Hospital for Special Surgery
Board Certified Physiatrist
Specializing In Spine & Sports Medicine

Home > Wellness & Exercise > Behavioral Strategies > Does Posture Matter?

Does Posture Matter?

GOOD POSTURE

  • Will allow you to assume the tallest stature possible.
  • An alignment that allows the most efficient function of your muscles.
  • May help address backache and muscular pain.
  • Contributes to a good appearance.

 

BALANCE & RELAXATION

Posture is the position your spine and body assumes in positions against gravity such as sitting standing or walking. Conceptually this represents an optimal alignment of your joints and will enhance relaxation, and performance. Since every persons spine has a slightly different natural alignment there is no absolute perfect posture. Some people may have a more kyphotic (curved forward) upper spine, others may have an intrinsic scoliosis (curvature to the side). These are deviations of the normal curves in the spine that cannot be reversed by simply standing up straight.

 

TALL AND COMFORTABLE

  • Trying to stand or sit as tall as possible generally results in the best of postures.
  • One good rule of thumb is to imagine someone is holding you up by a hair on the top of your head.
  • Good posture often reflects a balanced state of alertness, and relaxation, of assertiveness and positive self-image. Most of us will lean forward, carry our shoulders more tensed elevated, and “slouch” when we are tired or irritable.
  • For the most part a good posture will result in elongating the spine. It will result in allowing the individual to stand or sit as tall as is possible and do so in a state of relative muscle relaxation.

PROJECT POSITIVE ENERGY

Individuals who maintain better posture often project positive energy appealing and attractive to others. This is also the most efficient functional position for activities. The muscles and bones are best balanced on all sides of the body so that very less energy is expended to hold our body in a given position (sit or stand) and our spinal muscles are left as relaxed as possible. This allows us to reserve energy and move our limbs with the most efficiency and power to execute our activities.

 

COMMON MYTHS ABOUT POSTURE

Bad posture will result in deformities of the spine:
Not true: Spinal deformities such as scoliosis appear to genetic in nature not related to “bad” posture or slouching.

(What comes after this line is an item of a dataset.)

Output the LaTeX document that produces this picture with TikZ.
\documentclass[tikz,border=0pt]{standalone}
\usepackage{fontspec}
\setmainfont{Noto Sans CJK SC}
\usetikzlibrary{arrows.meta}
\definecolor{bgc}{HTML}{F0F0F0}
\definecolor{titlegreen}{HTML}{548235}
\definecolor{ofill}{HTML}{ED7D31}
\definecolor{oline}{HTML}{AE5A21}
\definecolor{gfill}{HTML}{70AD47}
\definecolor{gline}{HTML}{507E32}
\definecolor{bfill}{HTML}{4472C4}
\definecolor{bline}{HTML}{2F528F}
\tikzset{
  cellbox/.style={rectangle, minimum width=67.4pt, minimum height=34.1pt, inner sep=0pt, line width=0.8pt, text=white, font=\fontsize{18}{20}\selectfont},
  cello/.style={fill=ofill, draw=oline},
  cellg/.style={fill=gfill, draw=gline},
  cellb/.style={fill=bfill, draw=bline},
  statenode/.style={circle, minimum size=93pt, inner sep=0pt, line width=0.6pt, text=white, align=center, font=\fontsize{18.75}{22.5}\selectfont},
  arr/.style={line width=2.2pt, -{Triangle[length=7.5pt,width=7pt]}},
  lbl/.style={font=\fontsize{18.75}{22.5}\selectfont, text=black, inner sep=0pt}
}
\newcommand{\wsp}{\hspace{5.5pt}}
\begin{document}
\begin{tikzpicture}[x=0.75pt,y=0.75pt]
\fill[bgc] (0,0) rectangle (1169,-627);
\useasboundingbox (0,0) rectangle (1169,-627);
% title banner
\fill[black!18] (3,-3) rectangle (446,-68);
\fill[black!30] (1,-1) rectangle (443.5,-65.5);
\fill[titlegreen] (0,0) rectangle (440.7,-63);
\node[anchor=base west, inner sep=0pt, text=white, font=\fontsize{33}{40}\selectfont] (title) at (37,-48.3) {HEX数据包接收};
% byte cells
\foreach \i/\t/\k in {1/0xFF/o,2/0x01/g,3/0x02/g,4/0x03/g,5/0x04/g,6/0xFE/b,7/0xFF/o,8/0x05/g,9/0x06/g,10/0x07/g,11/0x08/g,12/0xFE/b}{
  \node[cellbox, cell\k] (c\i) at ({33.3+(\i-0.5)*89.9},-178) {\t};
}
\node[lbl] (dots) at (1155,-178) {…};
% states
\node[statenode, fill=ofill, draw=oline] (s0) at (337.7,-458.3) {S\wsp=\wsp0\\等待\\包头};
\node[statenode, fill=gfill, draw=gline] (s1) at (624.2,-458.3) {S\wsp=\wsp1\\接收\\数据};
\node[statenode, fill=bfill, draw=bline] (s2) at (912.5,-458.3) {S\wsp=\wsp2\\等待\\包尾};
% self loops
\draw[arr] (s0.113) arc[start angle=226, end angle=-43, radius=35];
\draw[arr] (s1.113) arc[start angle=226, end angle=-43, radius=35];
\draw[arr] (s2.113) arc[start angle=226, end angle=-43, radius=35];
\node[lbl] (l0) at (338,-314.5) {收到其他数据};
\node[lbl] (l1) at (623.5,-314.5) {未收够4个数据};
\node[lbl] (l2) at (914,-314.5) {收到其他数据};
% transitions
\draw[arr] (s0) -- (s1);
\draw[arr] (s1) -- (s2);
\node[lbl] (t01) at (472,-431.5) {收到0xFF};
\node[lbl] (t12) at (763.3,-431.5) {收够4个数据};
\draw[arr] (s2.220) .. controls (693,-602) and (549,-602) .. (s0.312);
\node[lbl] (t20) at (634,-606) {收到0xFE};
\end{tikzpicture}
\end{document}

Spine injuries are caused by bad posture:
Although, certain uncomfortable postures may aggravate back and neck pain, there is no evidence that individuals who carry poor posture are prone to spinal injury.

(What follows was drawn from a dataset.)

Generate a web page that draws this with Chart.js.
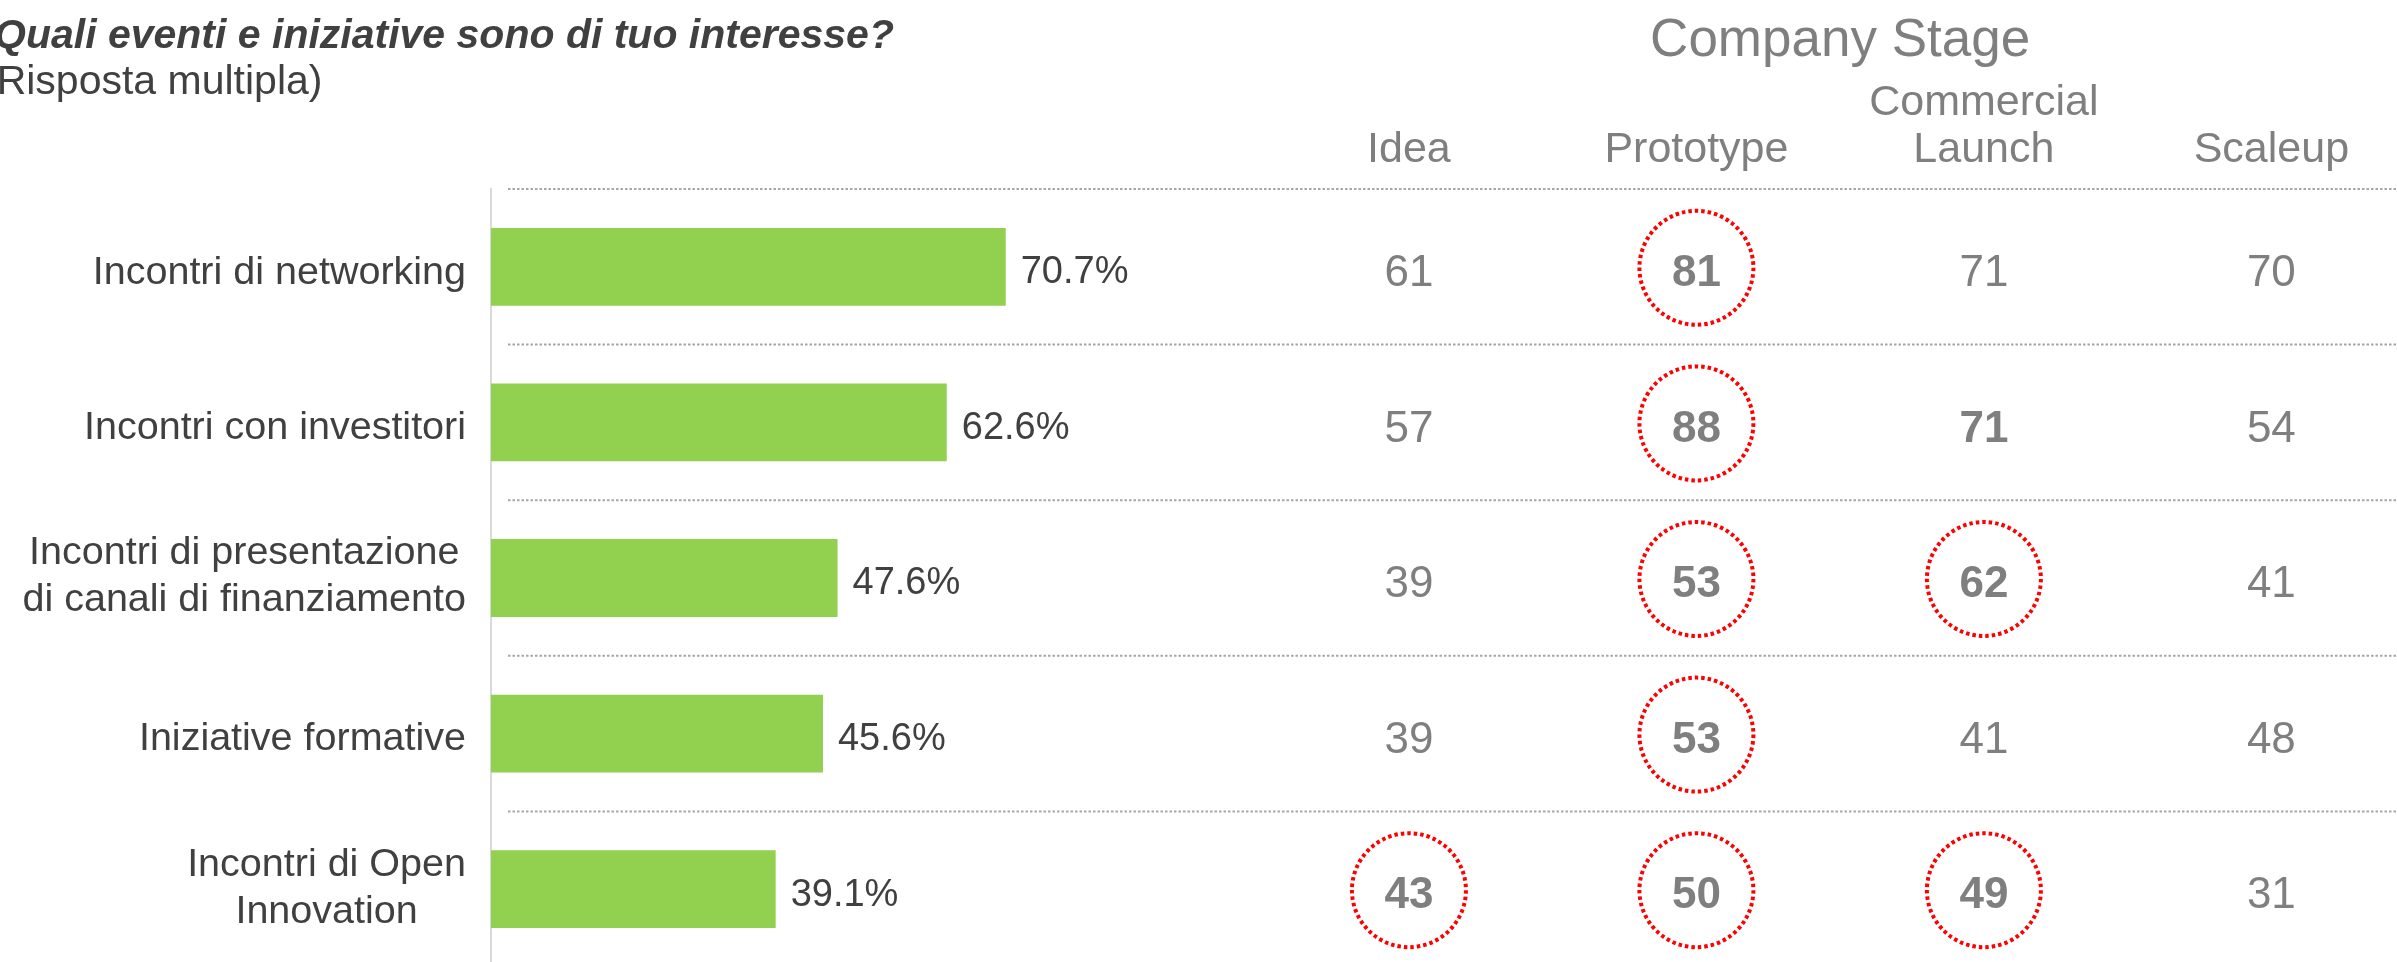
<!DOCTYPE html>
<html lang="it">
<head>
<meta charset="utf-8">
<title>Eventi e iniziative di interesse</title>
<script src="https://cdn.jsdelivr.net/npm/chart.js@4.4.1/dist/chart.umd.min.js"></script>
<style>
  html, body { margin: 0; padding: 0; background: #fff; overflow: hidden; }
  #chart { display: block; }
</style>
</head>
<body>
<canvas id="chart" width="2397" height="967"></canvas>
<script>
// --- data ---
const categories = [
  ["Incontri di networking"],
  ["Incontri con investitori"],
  ["Incontri di presentazione", "di canali di finanziamento"],
  ["Iniziative formative"],
  ["Incontri di Open", "Innovation"],
];
const shares = [70.7, 62.6, 47.6, 45.6, 39.1];

const stages = ["Idea", "Prototype", ["Commercial", "Launch"], "Scaleup"];
const idea = [61, 57, 39, 39, 43];
const prototype = [81, 88, 53, 53, 50];
const commercial = [71, 71, 62, 41, 49];
const scaleup = [70, 54, 41, 48, 31];
const stageValues = [idea, prototype, commercial, scaleup];

// [row, column] cells circled in red, and the one only set in bold
const circled = [[0, 1], [1, 1], [2, 1], [2, 2], [3, 1], [4, 0], [4, 1], [4, 2]];
const boldOnly = [[1, 2]];

const title = "Quali eventi e iniziative sono di tuo interesse?";
const subtitle = "(Risposta multipla)";
const stageTitle = "Company Stage";

const FONT = "'Liberation Sans', Arial, sans-serif";
const DARK = "#404040";
const GREY = "#7f7f7f";
Chart.defaults.font.family = FONT;

const font = (size, weight = "normal", style = "normal") => `${style} ${weight} ${size}px ${FONT}`;
const has = (list, r, c) => list.some(([a, b]) => a === r && b === c);

const tablePlugin = {
  id: "stageTable",
  beforeDatasetsDraw(chart) {
    const { ctx, chartArea, scales: { y } } = chart;
    const band = y.getPixelForValue(1) - y.getPixelForValue(0);
    ctx.save();
    ctx.strokeStyle = "#a6a6a6";
    ctx.lineWidth = 2;
    ctx.setLineDash([2.5, 2]);
    for (let i = 0; i <= categories.length; i++) {
      const py = y.getPixelForValue(i) - band / 2;
      ctx.beginPath();
      ctx.moveTo(chartArea.left + 17, py);
      ctx.lineTo(chart.width, py);
      ctx.stroke();
    }
    ctx.restore();
  },
  afterDatasetsDraw(chart) {
    const { ctx, chartArea, scales: { y, stage } } = chart;
    ctx.save();

    // header texts
    ctx.fillStyle = DARK;
    ctx.textAlign = "left";
    ctx.textBaseline = "alphabetic";
    ctx.font = font(41, "bold", "italic");
    ctx.fillText(title, -6, 48);
    ctx.font = font(41);
    ctx.fillText(subtitle, -17, 94);

    ctx.fillStyle = GREY;
    ctx.textAlign = "center";
    ctx.font = font(53);
    const mid = (stage.getPixelForValue(0) + stage.getPixelForValue(stageValues.length - 1)) / 2;
    ctx.fillText(stageTitle, mid, 56);

    // category labels: lines centred, block right aligned to the axis
    ctx.fillStyle = DARK;
    ctx.textBaseline = "middle";
    ctx.font = font(39.5);
    categories.forEach((lines, i) => {
      const cy = y.getPixelForValue(i) + (lines.length > 1 ? -1 : 6);
      const w = Math.max(...lines.map((l) => ctx.measureText(l).width));
      const cx = chartArea.left - 25 - w / 2;
      lines.forEach((l, k) => ctx.fillText(l, cx, cy + (k - (lines.length - 1) / 2) * 47));
    });

    // percentage at the end of each bar
    ctx.textAlign = "left";
    ctx.font = font(38);
    chart.getDatasetMeta(0).data.forEach((bar, i) => {
      ctx.fillText(shares[i].toFixed(1) + "%", bar.x + 15, bar.y + 6);
    });

    // stage table
    ctx.textAlign = "center";
    ctx.fillStyle = GREY;
    stageValues.forEach((col, c) => {
      col.forEach((v, r) => {
        const strong = has(circled, r, c) || has(boldOnly, r, c);
        ctx.font = font(44, strong ? "bold" : "normal");
        ctx.fillText(String(v), stage.getPixelForValue(c), y.getPixelForValue(r) + 7);
      });
    });

    ctx.strokeStyle = "#ff0000";
    ctx.lineWidth = 4;
    ctx.setLineDash([3.5, 3]);
    circled.forEach(([r, c]) => {
      ctx.beginPath();
      ctx.ellipse(stage.getPixelForValue(c), y.getPixelForValue(r) + 1, 57, 57, 0, 0, Math.PI * 2);
      ctx.stroke();
    });

    ctx.restore();
  },
};

new Chart(document.getElementById("chart"), {
  type: "bar",
  data: {
    labels: categories,
    datasets: [{
      data: shares,
      xAxisID: "x",
      yAxisID: "y",
      backgroundColor: "#92d050",
      borderWidth: 0,
      categoryPercentage: 1,
      barPercentage: 0.5,
    }],
  },
  options: {
    indexAxis: "y",
    responsive: false,
    animation: false,
    layout: { padding: 0 },
    plugins: { legend: { display: false }, tooltip: { enabled: false } },
    scales: {
      x: { type: "linear", display: false, min: 0, max: 261.8 },
      stage: {
        type: "linear",
        axis: "x",
        position: "top",
        min: -3.193,
        max: 3.437,
        grid: { display: false, drawTicks: false },
        border: { display: false },
        afterBuildTicks: (s) => { s.ticks = stages.map((_, i) => ({ value: i })); },
        afterFit: (s) => { s.height = 189; },
        ticks: {
          autoSkip: false,
          maxRotation: 0,
          padding: 15,
          color: GREY,
          font: { size: 43, lineHeight: 1.1 },
          callback: (v) => stages[v],
        },
      },
      y: {
        type: "category",
        grid: { display: false, drawTicks: false },
        border: { display: true, color: "#d9d9d9", width: 2 },
        ticks: { display: false },
        afterFit: (s) => { s.width = 491; },
      },
    },
  },
  plugins: [tablePlugin],
});
</script>
</body>
</html>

An ideal posture is needed to recover from spine pain problems:
There is no such thing as ideal posture. Also although posture can be helpful with back problems, many individuals will recover from pain without ever giving consideration to their less than ideal posture.

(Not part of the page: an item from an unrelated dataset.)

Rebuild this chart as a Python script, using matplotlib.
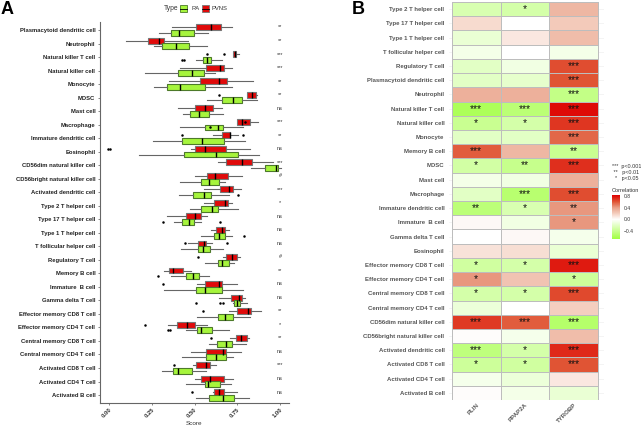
import numpy as np
import matplotlib
matplotlib.use('Agg')
import matplotlib.pyplot as plt
from matplotlib.colors import LinearSegmentedColormap, Normalize
from matplotlib.cm import ScalarMappable
from matplotlib.patches import Rectangle

plt.rcParams['font.family'] = ['Liberation Sans', 'DejaVu Sans']

# panel A, top to bottom
cells_a = ['Plasmacytoid dendritic cell', 'Neutrophil', 'Natural killer T cell', 'Natural killer cell',
           'Monocyte', 'MDSC', 'Mast cell', 'Macrophage', 'Immature dendritic cell', 'Eosinophil',
           'CD56dim natural killer cell', 'CD56bright natural killer cell', 'Activated dendritic cell',
           'Type 2 T helper cell', 'Type 17 T helper cell', 'Type 1 T helper cell', 'T follicular helper cell',
           'Regulatory T cell', 'Memory B cell', 'Immature  B cell', 'Gamma delta T cell',
           'Effector memory CD8 T cell', 'Effector memory CD4 T cell', 'Central memory CD8 T cell',
           'Central memory CD4 T cell', 'Activated CD8 T cell', 'Activated CD4 T cell', 'Activated B cell']

# whisker low, q1, median, q3, whisker high
pvns_stats = [[.37, .507, .598, .657, .717], [.099, .226, .292, .324, .46], [.725, .727, .735, .743, .758],
              [.415, .565, .647, .674, .717], [.351, .534, .645, .688, .844], [.807, .809, .838, .862, .864],
              [.405, .505, .561, .606, .659], [.749, .749, .78, .823, .869], [.606, .661, .706, .706, .756],
              [.481, .501, .559, .682, .825], [.637, .686, .78, .834, .957], [.503, .575, .622, .694, .776],
              [.556, .649, .7, .727, .77], [.554, .612, .68, .696, .721], [.339, .452, .501, .538, .575],
              [.598, .628, .663, .676, .703], [.464, .522, .556, .567, .602], [.669, .682, .721, .75, .766],
              [.322, .353, .376, .435, .481], [.517, .559, .645, .663, .747], [.641, .715, .76, .776, .793],
              [.704, .75, .811, .828, .887], [.347, .4, .456, .501, .571], [.708, .741, .77, .809, .821],
              [.481, .569, .665, .682, .772], [.493, .511, .565, .591, .624], [.501, .538, .589, .673, .723],
              [.606, .612, .643, .67, .75]]
ra_stats = [[.292, .365, .409, .499, .577], [.265, .312, .39, .47, .571], [.511, .552, .571, .598, .659],
            [.212, .405, .483, .554, .62], [.265, .341, .417, .563, .719], [.575, .663, .727, .776, .867],
            [.435, .474, .526, .585, .665], [.415, .563, .637, .665, .782], [.257, .425, .544, .674, .795],
            [.175, .441, .628, .752, .875], [.83, .914, .975, .988, 1.004], [.413, .536, .583, .645, .676],
            [.411, .489, .558, .595, .7], [.472, .54, .6, .639, .756], [.38, .425, .466, .499, .538],
            [.538, .612, .645, .68, .721], [.419, .519, .552, .593, .665], [.563, .637, .663, .704, .733],
            [.365, .448, .491, .528, .583], [.32, .507, .563, .659, .782], [.723, .733, .75, .768, .809],
            [.515, .639, .678, .727, .823], [.45, .513, .538, .6, .704], [.587, .63, .686, .721, .801],
            [.429, .569, .628, .686, .725], [.308, .372, .404, .487, .565], [.448, .563, .579, .647, .713],
            [.507, .583, .669, .733, .817]]
pvns_fliers = {2: [.575, .674], 5: [.641], 7: [.797], 8: [.427, .782], 9: [-.004, .008], 16: [.442, .688],
               17: [.52], 19: [.318], 21: [.548], 22: [.211], 23: [.598], 25: [.38], 27: [.485]}
ra_fliers = {2: [.425, .439], 7: [.591], 12: [.754], 14: [.314, .649], 15: [.791], 18: [.288],
             20: [.511, .647, .669], 22: [.347, .357]}
sig_a = ['**', '**', '***', '***', '**', '**', 'ns', '***', '**', 'ns', '***', '#', '***', '*',
         'ns', 'ns', 'ns', '#', '**', 'ns', 'ns', '**', '*', '**', 'ns', '***', 'ns', 'ns']
score_ticks = [0, .25, .5, .75, 1]

# panel B, top to bottom
cells_b = ['Type 2 T helper cell', 'Type 17 T helper cell', 'Type 1 T helper cell', 'T follicular helper cell',
           'Regulatory T cell', 'Plasmacytoid dendritic cell', 'Neutrophil', 'Natural killer T cell',
           'Natural killer cell', 'Monocyte', 'Memory B cell', 'MDSC', 'Mast cell', 'Macrophage',
           'Immature dendritic cell', 'Immature  B cell', 'Gamma delta T cell', 'Eosinophil',
           'Effector memory CD8 T cell', 'Effector memory CD4 T cell', 'Central memory CD8 T cell',
           'Central memory CD4 T cell', 'CD56dim natural killer cell', 'CD56bright natural killer cell',
           'Activated dendritic cell', 'Activated CD8 T cell', 'Activated CD4 T cell', 'Activated B cell']
genes = ['PLIN', 'PPAP2A', 'TYROBP']
corr = [[-.27, -.3, .3], [.15, 0, .22], [-.15, .1, .28], [-.08, 0, -.08], [-.2, -.1, .62], [-.2, -.18, .6],
        [.33, .33, -.42], [-.58, -.48, .8], [-.38, -.3, .68], [-.2, -.2, .55], [.58, .3, -.38], [-.32, -.4, .7],
        [-.08, -.1, .33], [-.2, -.5, .62], [-.47, -.27, .42], [.03, -.1, .42], [0, .03, -.07], [.12, .14, -.15],
        [-.33, -.3, .76], [.42, .25, -.35], [-.3, -.3, .63], [-.13, 0, .2], [.67, .58, -.52], [.01, -.07, .28],
        [-.45, -.3, .72], [-.35, -.33, .6], [-.07, -.13, .1], [.01, -.08, -.15]]
stars = [['', '*', ''], ['', '', ''], ['', '', ''], ['', '', ''], ['', '', '***'], ['', '', '***'],
         ['', '', '***'], ['***', '***', '***'], ['*', '*', '***'], ['', '', '***'], ['***', '', '**'],
         ['*', '**', '***'], ['', '', ''], ['', '***', '***'], ['**', '*', '**'], ['', '', '*'],
         ['', '', ''], ['', '', ''], ['*', '*', '***'], ['*', '', '*'], ['*', '*', '***'], ['', '', ''],
         ['***', '***', '***'], ['', '', ''], ['***', '*', '***'], ['*', '*', '***'], ['', '', ''], ['', '', '']]
cbar_ticks = [.8, .4, 0, -.4]

W, H = 641, 425
fig = plt.figure(figsize=(W / 100, H / 100), dpi=100)


def px_axes(left, top, right, bottom):
    return fig.add_axes([left / W, 1 - bottom / H, (right - left) / W, (bottom - top) / H])


GREEN = '#a6f53c'
RED = '#e00a0a'

# ---- panel A
ax = px_axes(99.5, 22, 289, 402.7)
n = len(cells_a)
for stats, fliers, off, col, edge in [(pvns_stats, pvns_fliers, -.21, RED, '#777777'),
                                      (ra_stats, ra_fliers, .21, GREEN, '#4d7a2a')]:
    bxp_stats = []
    for i, s in enumerate(stats):
        bxp_stats.append({'whislo': s[0], 'q1': s[1], 'med': s[2], 'q3': s[3], 'whishi': s[4],
                          'fliers': fliers.get(i, [])})
    ax.bxp(bxp_stats, positions=np.arange(n) + off, widths=.44, orientation='horizontal', showcaps=False,
           patch_artist=True, manage_ticks=False,
           boxprops={'facecolor': col, 'edgecolor': edge, 'linewidth': .8},
           medianprops={'color': 'black', 'linewidth': 1},
           whiskerprops={'color': '#666666', 'linewidth': .8},
           flierprops={'marker': 'o', 'markersize': 1.8, 'markerfacecolor': 'black',
                       'markeredgecolor': 'black', 'markeredgewidth': 0})
for i, lab in enumerate(sig_a):
    ax.text(1.0, i - .22, lab, ha='center', va='center', fontsize=4, color='#333333')
ax.set_xlim(-.0556, 1.0526)
ax.set_ylim((402.7 - 30) / 13.52, (22 - 30) / 13.52)
ax.set_yticks(np.arange(n))
ax.set_yticklabels(cells_a, fontsize=4.25, fontweight='bold', color='#222222')
ax.set_xticks(score_ticks)
ax.set_xticklabels(['%.2f' % t for t in score_ticks], rotation=45, ha='right', rotation_mode='anchor',
                   fontsize=4.2, fontweight='bold', color='#333333')
ax.set_xlabel('Score', fontsize=4.6, color='#333333', labelpad=1.5)
ax.tick_params(length=1.5, width=.5, pad=1.5, color='#555555')
ax.spines[['top', 'right']].set_visible(False)
ax.spines[['left', 'bottom']].set_color('#666666')
ax.spines[['left', 'bottom']].set_linewidth(.8)

# legend of panel A
fig.text(163.5 / W, 1 - 8.5 / H, 'Type', fontsize=4.8, color='#333333', va='center')
fig.text(191 / W, 1 - 8.5 / H, 'RA', fontsize=4.2, color='#333333', va='center')
fig.text(212 / W, 1 - 8.5 / H, 'PVNS', fontsize=4.2, color='#333333', va='center')
for x0, col, edge in [(180, GREEN, '#4d7a2a'), (202, RED, '#777777')]:
    fig.add_artist(Rectangle((x0 / W, 1 - 12 / H), 6.5 / W, 7 / H, transform=fig.transFigure,
                             facecolor=col, edgecolor=edge, linewidth=.6))
    fig.add_artist(plt.Line2D([x0 / W, (x0 + 6.5) / W], [1 - 8.5 / H] * 2, color='black', linewidth=.6,
                              transform=fig.transFigure))

fig.text(1 / W, 1 - 9.5 / H, 'A', fontsize=13, fontweight='bold', va='center')
fig.text(351.5 / W, 1 - 9 / H, 'B', fontsize=13, fontweight='bold', va='center')

# ---- panel B
cmap = LinearSegmentedColormap.from_list('corr', [(0, '#a3ff45'), (.65 / 1.48, '#ffffff'),
                                                  (.85 / 1.48, '#f4cfc0'), (1.05 / 1.48, '#e9a088'),
                                                  (1.25 / 1.48, '#e05535'), (1, '#de0000')])
norm = Normalize(-.65, .83)
bx = px_axes(449.3, 2, 604, 400)
m = len(cells_b)
bx.pcolormesh(np.arange(4), np.arange(m + 1), np.array(corr), cmap=cmap, norm=norm,
              edgecolors='#bdbdbd', linewidth=.7, zorder=2)
for r, row in enumerate(stars):
    for c, lab in enumerate(row):
        if lab:
            bx.text(c + .5, r + .5, lab, ha='center', va='center', fontsize=7.4, color='#111111', zorder=3)
bx.set_xlim(-.05, 3.117)
bx.set_ylim(m, 0)
bx.set_yticks(np.arange(m) + .5)
bx.set_yticklabels(cells_b, fontsize=4.35, fontweight='bold', color='#555555')
bx.set_xticks(np.arange(3) + .5)
bx.set_xticklabels(genes, rotation=45, ha='right', rotation_mode='anchor', fontsize=4.4, fontweight='bold',
                   color='#555555')
bx.tick_params(axis='y', length=0, pad=3.5)
bx.tick_params(axis='x', length=0, pad=1.5)
bx.grid(axis='y', color='#f0f0f0', linewidth=.5, zorder=0)
bx.set_axisbelow(True)
for side in bx.spines.values():
    side.set_visible(False)

# p value key and colour bar
for y, lab in [(166.7, '***  p<0.001'), (172.7, ' **   p<0.01'), (178.3, '  *   p<0.05')]:
    fig.text(611.5 / W, 1 - y / H, lab, fontsize=3.9, color='#333333', va='center')
fig.text(612 / W, 1 - 190.5 / H, 'Correlation', fontsize=4.1, color='#333333', va='center')
cax = px_axes(612, 195, 620, 238.5)
cb = fig.colorbar(ScalarMappable(norm=norm, cmap=cmap), cax=cax)
cb.set_ticks(cbar_ticks)
cb.set_ticklabels(['0.8', '0.4', '0.0', '\u22120.4'])
cb.ax.tick_params(labelsize=3.6, length=0, pad=2.5, labelcolor='#333333')
cb.outline.set_visible(False)

fig.savefig('out.png', dpi=100)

Many causes of bad posture include tense muscles, fatigue, a lack of exercise, poor body image, anxiety and depression. There are a number of specific exercises that will help stretch and relax the major back muscles. Some people find that meditation or other forms of mental relaxation are effective in helping relax the back muscles. Others find treatments and activities such as massage therapy, yoga, tai chi or other regular exercise routines. Treatments such as chiropractic or osteopathic manipulation, etc. to be helpful with both muscle relaxation and posture awareness and improvement.